When Hurricane Wilma reared its ugly head in Florida, Pastor Henry Stanke was thankful that the Orthodox Presbyterian Church's disaster response teams moved to help his congregation at Fellowship OPC in Lake Worth, Florida.

Stanke had just finished spending many back-breaking Mondays spread over nine months repairing 240 feet of fence on the church property that had been knocked down by a hurricane in the previous year. Now the fence was down again.

"When the fence blew down, it was very discouraging, because it took me months and months to put up," said Stanke, pastor of the thirty-member congregation. "I was very glad they were here."

For four weeks, more than forty volunteers from fourteen OP churches in nine states made up teams that worked half their time on church property and half in members' neighborhoods. They cleared debris from the three-and-a-half-acre church lawn, replanted two valuable palm trees on church property, repaired the 240-foot church fence, removed tree stumps, reroofed one home, and tarped, patched, and reshingled other homes.

The effort concluded a ten-week response to three hurricanes that devastated the Louisiana, Mississippi, Texas, and Florida coasts. This was the first time the OPC was involved in hands-on disaster relief, according to David Haney, the OPC's coordinator of volunteers for disaster relief.

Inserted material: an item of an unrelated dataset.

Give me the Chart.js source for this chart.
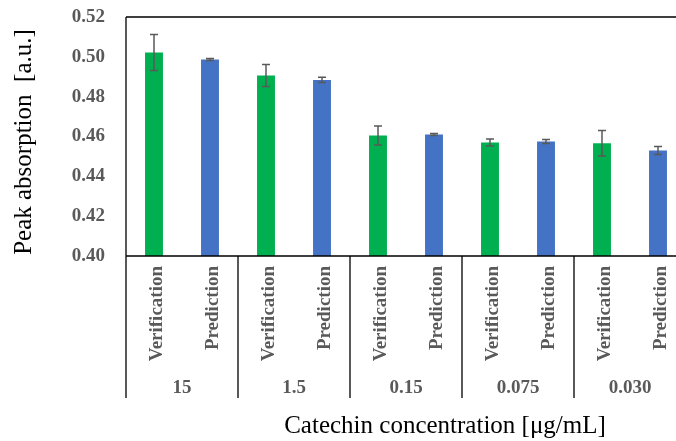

"It's good to have this type of outreach to show we belong to our heavenly father," said Ron Marcoux, a church trustee who oversaw the teams' work and handed out OPC and church brochures to neighbors they helped. "Some people were surprised that others would give up their vacation time to help people out."

Team members listened to the concerns of the needy and prayed with those they helped. Many cried. Some looked past the felled trees and fences to see the blessing of meeting and helping their neighbors.

The relief efforts were beneficial to those who gave, as well as those who received. "It was definitely a blessing for us and for [others] to have the OPC work teams come down, because we have had constant work to do," said Marcoux. "Hopefully we'll have new visitors to church as a result."

Newly bought or donated equipment proved to be very useful. "Many commented on how wonderfully equipped we were and that we were able to accomplish a lot because of it," said Vickie Swann, assistant volunteer coordinator. "People were thrilled that they were able to actively get involved in disaster relief through our denomination."

The author is the office secretary for the Committee on Christian Education and a member of Calvary OPC in Glenside, Pa.